Begin LISTED RECORDS
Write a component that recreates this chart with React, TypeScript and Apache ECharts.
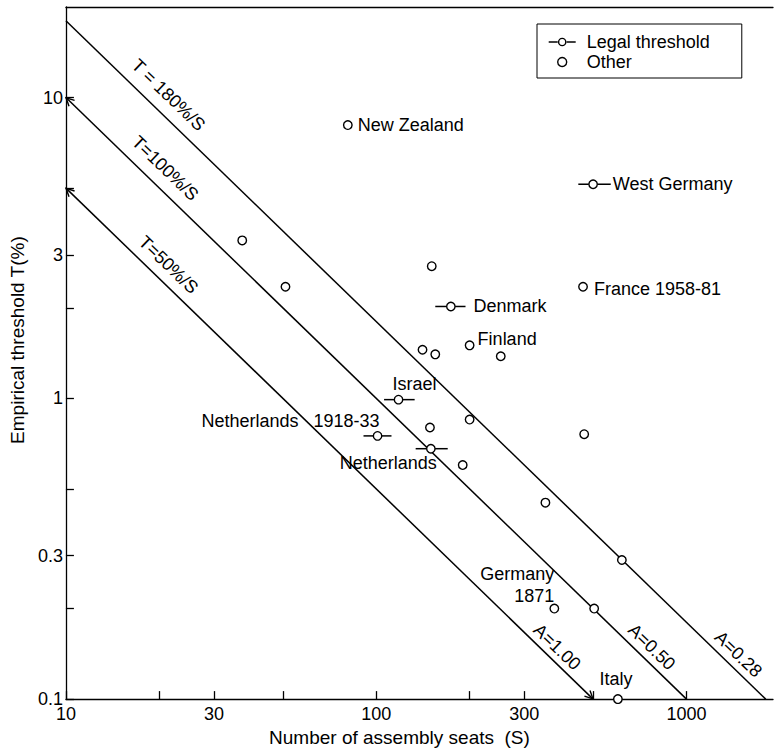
import React, { useEffect, useRef } from 'react';
import * as echarts from 'echarts';

const FONT = '"Liberation Sans", Arial, Helvetica, sans-serif';

// ---- Reference lines T = c / S ----
const refLineNames = ['T = 180%/S', 'T=100%/S', 'T=50%/S'];
const refLineEndNames = ['A=0.28', 'A=0.50', 'A=1.00'];
const refLineStartSeats = [10, 10, 10];
const refLineStartThreshold = [18, 10, 5];
const refLineEndSeats = [1800, 1000, 500];
const refLineEndThreshold = [0.1, 0.1, 0.1];
const refLineStartArrow = [false, true, true];
const refLineEndArrow = [false, false, true];

// label anchors for the reference lines (data coordinates)
const refLabelSeats = [21.4, 20.9, 21.4];
const refLabelThreshold = [10.2, 5.82, 2.78];
const endLabelSeats = [1469, 773, 383];
const endLabelThreshold = [0.141, 0.149, 0.149];

// ---- Legal threshold cases ----
const legalNames = ['West Germany', 'Denmark', 'Israel', 'Netherlands   1918-33', 'Netherlands'];
const legalSeats = [500, 174, 118, 101, 150];
const legalThreshold = [5.15, 2.02, 0.99, 0.75, 0.68];
const legalSeatsLow = [448, 155, 106, 91, 134];
const legalSeatsHigh = [570, 194, 133, 112, 170];

// ---- Other cases ----
const otherNames = [
  'New Zealand', '', '', '', 'France 1958-81', 'Finland', '', '', '', '', '', '',
  '', '', '', '', 'Germany\n1871', 'Italy',
];
const otherSeats = [81, 37, 51, 151, 464, 200, 141, 155, 252, 200, 149, 190, 468, 351, 619, 504, 375, 601];
const otherThreshold = [8.1, 3.35, 2.35, 2.75, 2.35, 1.5, 1.45, 1.4, 1.38, 0.85, 0.8, 0.6, 0.76, 0.45, 0.29, 0.2, 0.2, 0.1];

// ---- Axis ticks ----
const xTickValues = [10, 20, 30, 50, 100, 200, 300, 500, 1000];
const xLabelValues = [10, 30, 100, 300, 1000];
const yTickValues = [0.1, 0.2, 0.3, 0.5, 1, 2, 3, 5, 10];
const yLabelValues = [0.1, 0.3, 1, 3, 10];

// label placement (pixel offsets, style only)
const labelPlacement: Record<string, { from: 'point' | 'barEnd'; dx: number; dy: number; align: string }> = {
  'New Zealand': { from: 'point', dx: 10, dy: 0, align: 'left' },
  'France 1958-81': { from: 'point', dx: 11, dy: 2, align: 'left' },
  Finland: { from: 'point', dx: 8, dy: -6, align: 'left' },
  'Germany\n1871': { from: 'point', dx: 0, dy: -24, align: 'right' },
  Italy: { from: 'point', dx: -2, dy: -20, align: 'center' },
  'West Germany': { from: 'barEnd', dx: 2, dy: 0, align: 'left' },
  Denmark: { from: 'barEnd', dx: 8, dy: 0, align: 'left' },
  Israel: { from: 'point', dx: 16, dy: -16, align: 'center' },
  'Netherlands   1918-33': { from: 'point', dx: 2, dy: -15, align: 'right' },
  Netherlands: { from: 'point', dx: 6, dy: 14, align: 'right' },
};

const ARROW = 'path://M0,10 L5,0 L10,10';

const plainLabel = {
  fontFamily: FONT,
  fontSize: 18,
  color: '#000',
  opacity: 1,
  textBorderWidth: 0,
  textBorderColor: 'transparent',
  textShadowBlur: 0,
};

export default function App() {
  const ref = useRef<HTMLDivElement>(null);

  useEffect(() => {
    if (!ref.current) return;
    const chart = echarts.init(ref.current, null, { renderer: 'svg' });

    const lineSeries = refLineNames.map((name, i) => ({
      name,
      type: 'line',
      silent: true,
      symbol: 'none',
      lineStyle: { color: '#000', width: 1.5 },
      itemStyle: { color: 'transparent', borderColor: '#000', borderWidth: 1.4 },
      z: 2,
      data: [
        refLineStartArrow[i]
          ? { value: [refLineStartSeats[i], refLineStartThreshold[i]], symbol: ARROW, symbolSize: [8, 8], symbolRotate: 46, symbolOffset: [3, 3] }
          : { value: [refLineStartSeats[i], refLineStartThreshold[i]] },
        refLineEndArrow[i]
          ? { value: [refLineEndSeats[i], refLineEndThreshold[i]], symbol: ARROW, symbolSize: [8, 8], symbolRotate: -134, symbolOffset: [-3, -3] }
          : { value: [refLineEndSeats[i], refLineEndThreshold[i]] },
      ],
    }));

    const annotationData = [
      ...refLineNames.map((n, i) => ({ name: n, value: [refLabelSeats[i], refLabelThreshold[i]] })),
      ...refLineEndNames.map((n, i) => ({ name: n, value: [endLabelSeats[i], endLabelThreshold[i]] })),
    ];

    const option: any = {
      animation: false,
      backgroundColor: '#fff',
      textStyle: { fontFamily: FONT, color: '#000' },
      grid: { left: 62, top: 7, right: 1, bottom: 50 },
      legend: {
        orient: 'vertical',
        left: 537,
        top: 24,
        borderColor: '#000',
        borderWidth: 1,
        padding: [9, 32, 7, 11],
        itemGap: 2,
        itemWidth: 31,
        itemHeight: 9,
        selectedMode: false,
        textStyle: { fontFamily: FONT, fontSize: 18, color: '#000', padding: [0, 0, 0, 4] },
        data: [
          {
            name: 'Legal threshold',
            icon: 'path://M0,5 L10,5 M20,5 L30,5 M19,5 A4,4 0 1,1 11,5 A4,4 0 1,1 19,5 M15,0 L15,0.01 M15,10 L15,9.99',
            itemStyle: { color: '#fff', borderColor: '#000', borderWidth: 1.4 },
          },
          {
            name: 'Other',
            icon: 'circle',
            itemStyle: { color: '#fff', borderColor: '#000', borderWidth: 1.4 },
          },
        ],
      },
      xAxis: [
        {
          type: 'log',
          logBase: 10,
          min: 10,
          max: 1900,
          name: 'Number of assembly seats  (S)',
          nameLocation: 'middle',
          nameGap: 28,
          nameTextStyle: { fontFamily: FONT, fontSize: 19, color: '#000', padding: [0, 40, 0, 0] },
          axisLine: { show: true, lineStyle: { color: '#000', width: 1.3 } },
          axisTick: { show: true, inside: true, length: 8, customValues: xTickValues, lineStyle: { color: '#000', width: 1.3 } },
          axisLabel: {
            show: true,
            margin: 6,
            fontFamily: FONT,
            fontSize: 18,
            color: '#000',
            customValues: xLabelValues,
            formatter: (v: number) => String(Math.round(v)),
          },
          splitLine: { show: false },
          minorTick: { show: false },
        },
        {
          type: 'log',
          logBase: 10,
          min: 10,
          max: 1900,
          position: 'top',
          axisLine: { show: true, lineStyle: { color: '#000', width: 1.3 } },
          axisTick: { show: false },
          axisLabel: { show: false },
          splitLine: { show: false },
        },
      ],
      yAxis: {
        type: 'log',
        logBase: 10,
        min: 0.1,
        max: 20,
        name: 'Empirical threshold T(%)',
        nameLocation: 'middle',
        nameGap: 36,
        nameTextStyle: { fontFamily: FONT, fontSize: 19, color: '#000', padding: [0, 0, 0, 26] },
        axisLine: { show: true, lineStyle: { color: '#000', width: 1.3 } },
        axisTick: { show: true, inside: true, length: 8, customValues: yTickValues, lineStyle: { color: '#000', width: 1.3 } },
        axisLabel: {
          show: true,
          margin: 3,
          fontFamily: FONT,
          fontSize: 18,
          color: '#000',
          customValues: yLabelValues,
          formatter: (v: number) => (v >= 1 ? String(Math.round(v)) : String(Math.round(v * 10) / 10)),
        },
        splitLine: { show: false },
      },
      series: [
        ...lineSeries,
        {
          name: 'annotations',
          type: 'scatter',
          silent: true,
          symbolSize: 1,
          itemStyle: { color: 'transparent', opacity: 1 },
          z: 3,
          label: {
            show: true,
            position: 'inside',
            formatter: (p: any) => p.name,
            rotate: -44,
            align: 'center',
            verticalAlign: 'middle',
            ...plainLabel,
          },
          data: annotationData,
        },
        {
          name: 'Other',
          type: 'scatter',
          symbol: 'circle',
          symbolSize: 8.5,
          z: 5,
          clip: false,
          itemStyle: { color: '#fff', borderColor: '#000', borderWidth: 1.4, opacity: 1 },
          data: otherNames.map((n, i) => {
            const pl = labelPlacement[n];
            return {
              name: n,
              value: [otherSeats[i], otherThreshold[i]],
              label: pl
                ? {
                    show: true,
                    position: 'inside',
                    formatter: n,
                    offset: [pl.dx, pl.dy],
                    align: pl.align,
                    verticalAlign: 'middle',
                    lineHeight: 22,
                    ...plainLabel,
                  }
                : { show: false },
            };
          }),
        },
        {
          name: 'Legal threshold',
          type: 'custom',
          z: 6,
          clip: false,
          data: legalNames.map((n, i) => ({
            name: n,
            value: [legalSeats[i], legalThreshold[i], legalSeatsLow[i], legalSeatsHigh[i]],
          })),
          renderItem: (params: any, api: any) => {
            const s = api.value(0);
            const t = api.value(1);
            const c = api.coord([s, t]);
            const lo = api.coord([api.value(2), t]);
            const hi = api.coord([api.value(3), t]);
            const r = 4.2;
            const name = legalNames[params.dataIndex];
            const pl = labelPlacement[name];
            const base = pl && pl.from === 'barEnd' ? hi : c;
            const children: any[] = [
              { type: 'line', shape: { x1: lo[0], y1: lo[1], x2: c[0] - r, y2: c[1] }, style: { stroke: '#000', lineWidth: 1.5 } },
              { type: 'line', shape: { x1: c[0] + r, y1: c[1], x2: hi[0], y2: hi[1] }, style: { stroke: '#000', lineWidth: 1.5 } },
              { type: 'circle', shape: { cx: c[0], cy: c[1], r }, style: { fill: '#fff', stroke: '#000', lineWidth: 1.4 } },
            ];
            if (pl) {
              children.push({
                type: 'text',
                x: base[0] + pl.dx,
                y: base[1] + pl.dy,
                style: {
                  text: name,
                  fill: '#000',
                  fontFamily: FONT,
                  fontSize: 18,
                  align: pl.align,
                  verticalAlign: 'middle',
                },
              });
            }
            return { type: 'group', children };
          },
        },
      ],
    };

    chart.setOption(option);
    return () => chart.dispose();
  }, []);

  return (
    <div
      ref={ref}
      style={{ position: 'fixed', left: 0, top: 0, width: 774, height: 752, background: '#fff' }}
    />
  );
}
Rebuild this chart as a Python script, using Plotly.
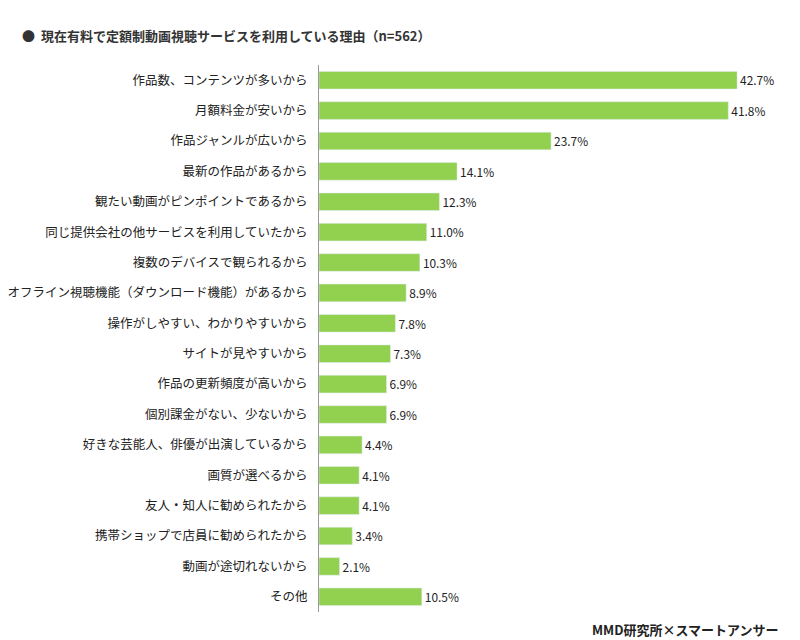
import plotly.graph_objects as go

reasons = ["作品数、コンテンツが多いから", "月額料金が安いから", "作品ジャンルが広いから",
           "最新の作品があるから", "観たい動画がピンポイントであるから",
           "同じ提供会社の他サービスを利用していたから", "複数のデバイスで観られるから",
           "オフライン視聴機能（ダウンロード機能）があるから", "操作がしやすい、わかりやすいから",
           "サイトが見やすいから", "作品の更新頻度が高いから", "個別課金がない、少ないから",
           "好きな芸能人、俳優が出演しているから", "画質が選べるから", "友人・知人に勧められたから",
           "携帯ショップで店員に勧められたから", "動画が途切れないから", "その他"]
values = [42.7, 41.8, 23.7, 14.1, 12.3, 11.0, 10.3, 8.9, 7.8, 7.3, 6.9, 6.9, 4.4, 4.1, 4.1, 3.4, 2.1, 10.5]

font = "Noto Sans CJK JP"
fig = go.Figure(go.Bar(
    x=values, y=reasons, orientation="h",
    marker=dict(color="#92D050"),
    text=[f"{v:.1f}%" for v in values], textposition="outside",
    textfont=dict(size=13.5, color="#222"), cliponaxis=False,
))
fig.update_layout(
    width=800, height=640, plot_bgcolor="white", paper_bgcolor="white",
    margin=dict(l=311, r=19, t=57, b=36),
    font=dict(family=font, size=12.5, color="#222"),
    bargap=0.42, showlegend=False,
    xaxis=dict(range=[0, 48], visible=False),
    yaxis=dict(autorange="reversed", showline=True, linecolor="#999", linewidth=1,
               ticks="", ticklabelstandoff=8, automargin=False),
    annotations=[
        dict(text="<b>●  現在有料で定額制動画視聴サービスを利用している理由（n=562）</b>",
             xref="paper", yref="paper", x=-311/470, y=1, yshift=30, xshift=12,
             xanchor="left", yanchor="middle", showarrow=False,
             font=dict(size=13, color="#333")),
        dict(text="<b>MMD研究所×スマートアンサー</b>", xref="paper", yref="paper",
             x=1, y=0, yshift=-17, xshift=-8, xanchor="right", yanchor="middle",
             showarrow=False, font=dict(size=13, color="#222")),
    ],
)
fig.write_html("out.html")
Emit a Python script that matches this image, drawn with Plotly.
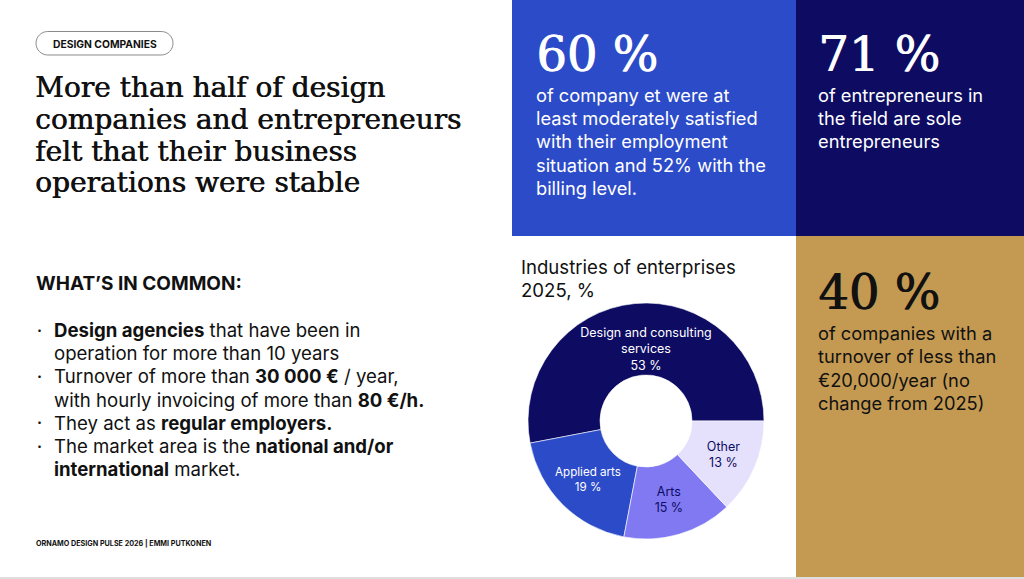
End LISTED RECORDS
GIVEN TASK:
Print the data above verbatim from the first line through the line holding "0.2, 0.2, 0.1];", leaving every picture out.

FULL RESPONSE:
Write a component that recreates this chart with React, TypeScript and Apache ECharts.
import React, { useEffect, useRef } from 'react';
import * as echarts from 'echarts';

const FONT = '"Liberation Sans", Arial, Helvetica, sans-serif';

// ---- Reference lines T = c / S ----
const refLineNames = ['T = 180%/S', 'T=100%/S', 'T=50%/S'];
const refLineEndNames = ['A=0.28', 'A=0.50', 'A=1.00'];
const refLineStartSeats = [10, 10, 10];
const refLineStartThreshold = [18, 10, 5];
const refLineEndSeats = [1800, 1000, 500];
const refLineEndThreshold = [0.1, 0.1, 0.1];
const refLineStartArrow = [false, true, true];
const refLineEndArrow = [false, false, true];

// label anchors for the reference lines (data coordinates)
const refLabelSeats = [21.4, 20.9, 21.4];
const refLabelThreshold = [10.2, 5.82, 2.78];
const endLabelSeats = [1469, 773, 383];
const endLabelThreshold = [0.141, 0.149, 0.149];

// ---- Legal threshold cases ----
const legalNames = ['West Germany', 'Denmark', 'Israel', 'Netherlands   1918-33', 'Netherlands'];
const legalSeats = [500, 174, 118, 101, 150];
const legalThreshold = [5.15, 2.02, 0.99, 0.75, 0.68];
const legalSeatsLow = [448, 155, 106, 91, 134];
const legalSeatsHigh = [570, 194, 133, 112, 170];

// ---- Other cases ----
const otherNames = [
  'New Zealand', '', '', '', 'France 1958-81', 'Finland', '', '', '', '', '', '',
  '', '', '', '', 'Germany\n1871', 'Italy',
];
const otherSeats = [81, 37, 51, 151, 464, 200, 141, 155, 252, 200, 149, 190, 468, 351, 619, 504, 375, 601];
const otherThreshold = [8.1, 3.35, 2.35, 2.75, 2.35, 1.5, 1.45, 1.4, 1.38, 0.85, 0.8, 0.6, 0.76, 0.45, 0.29, 0.2, 0.2, 0.1];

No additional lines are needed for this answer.